» **WHAT TO DO**
The lines from the top of the material below through the line containing "const yTicks = [0,50,100,150,200,250];" are to be printed exactly, with pictures omitted.
---------- STORED DATA
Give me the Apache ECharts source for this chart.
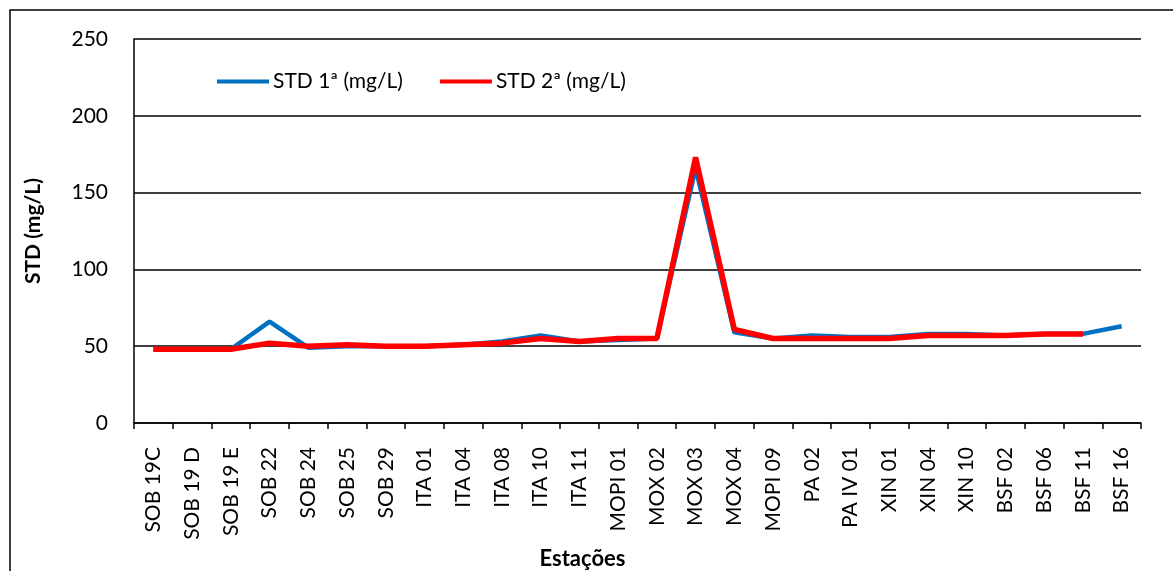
<!DOCTYPE html>
<html>
<head>
<meta charset="utf-8">
<script src="https://cdn.jsdelivr.net/npm/echarts@6/dist/echarts.min.js"></script>
<style>html,body{margin:0;padding:0;background:#fff}#c{width:1173px;height:571px}</style>
</head>
<body>
<div id="c"></div>
<script>
const categories = ['SOB 19C','SOB 19 D','SOB 19 E','SOB 22','SOB 24','SOB 25','SOB 29','ITA 01','ITA 04','ITA 08','ITA 10','ITA 11','MOPI 01','MOX 02','MOX 03','MOX 04','MOPI 09','PA 02','PA IV 01','XIN 01','XIN 04','XIN 10','BSF 02','BSF 06','BSF 11','BSF 16'];
const std1 = [48,48,48,66,49,50,50,50,51,53,57,53,54,55,166,59,55,57,56,56,58,58,57,58,58,63];
const std2 = [48,48,48,52,50,51,50,50,51,52,55,53,55,55,173,61,55,55,55,55,57,57,57,58,58,null];
const yTicks = [0,50,100,150,200,250];

const font = 'Lato, "Open Sans", sans-serif';
const chart = echarts.init(document.getElementById('c'));
chart.setOption({
  animation: false,
  backgroundColor: '#fff',
  graphic: [{
    type: 'rect', shape: {x: 10, y: 10, width: 1200, height: 600},
    style: {fill: 'none', stroke: '#000', lineWidth: 1.5}, silent: true
  }],
  grid: {left: 134, top: 39, right: 32, bottom: 148, outerBoundsMode: 'none', containLabel: false},
  legend: {
    top: 66, left: 212, itemGap: 37, itemWidth: 52, itemHeight: 4,
    icon: 'rect',
    textStyle: {fontFamily: font, fontSize: 21, color: '#000', padding: [0,0,0,-1]},
    data: ['STD 1ª (mg/L)', 'STD 2ª (mg/L)']
  },
  xAxis: {
    type: 'category', data: categories, boundaryGap: true,
    name: 'Estações', nameLocation: 'middle', nameGap: 121,
    nameTextStyle: {fontFamily: font, fontSize: 22, fontWeight: 'bold', color: '#000', padding: [0, 110, 0, 0]},
    axisLine: {lineStyle: {color: '#000', width: 1.5}},
    axisTick: {show: true, alignWithLabel: false, length: 6, lineStyle: {color: '#000', width: 1.5}},
    axisLabel: {rotate: 90, interval: 0, margin: 24, fontFamily: font, fontSize: 21, color: '#000'}
  },
  yAxis: {
    type: 'value', min: 0, max: 250, interval: 50,
    name: 'STD (mg/L)', nameLocation: 'middle', nameGap: 90, nameRotate: 90,
    nameTextStyle: {fontFamily: font, fontSize: 21, fontWeight: 'bold', color: '#000'},
    axisLine: {show: true, lineStyle: {color: '#000', width: 1.5}},
    axisTick: {show: false},
    axisLabel: {margin: 26, fontFamily: font, fontSize: 21, color: '#000',
      formatter: v => yTicks.includes(v) ? String(v) : ''},
    splitLine: {show: true, lineStyle: {color: '#000', width: 1.5}}
  },
  series: [
    {name: 'STD 1ª (mg/L)', type: 'line', data: std1, symbol: 'none',
     itemStyle: {color: '#0070C0'}, lineStyle: {color: '#0070C0', width: 4.5}},
    {name: 'STD 2ª (mg/L)', type: 'line', data: std2, symbol: 'none',
     itemStyle: {color: '#FF0000'}, lineStyle: {color: '#FF0000', width: 5.5}}
  ]
});
</script>
</body>
</html>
--------------------
» **SOLUTION FOR THIS TASK**
Give me the Apache ECharts source for this chart.
<!DOCTYPE html>
<html>
<head>
<meta charset="utf-8">
<script src="https://cdn.jsdelivr.net/npm/echarts@6/dist/echarts.min.js"></script>
<style>html,body{margin:0;padding:0;background:#fff}#c{width:1173px;height:571px}</style>
</head>
<body>
<div id="c"></div>
<script>
const categories = ['SOB 19C','SOB 19 D','SOB 19 E','SOB 22','SOB 24','SOB 25','SOB 29','ITA 01','ITA 04','ITA 08','ITA 10','ITA 11','MOPI 01','MOX 02','MOX 03','MOX 04','MOPI 09','PA 02','PA IV 01','XIN 01','XIN 04','XIN 10','BSF 02','BSF 06','BSF 11','BSF 16'];
const std1 = [48,48,48,66,49,50,50,50,51,53,57,53,54,55,166,59,55,57,56,56,58,58,57,58,58,63];
const std2 = [48,48,48,52,50,51,50,50,51,52,55,53,55,55,173,61,55,55,55,55,57,57,57,58,58,null];
const yTicks = [0,50,100,150,200,250];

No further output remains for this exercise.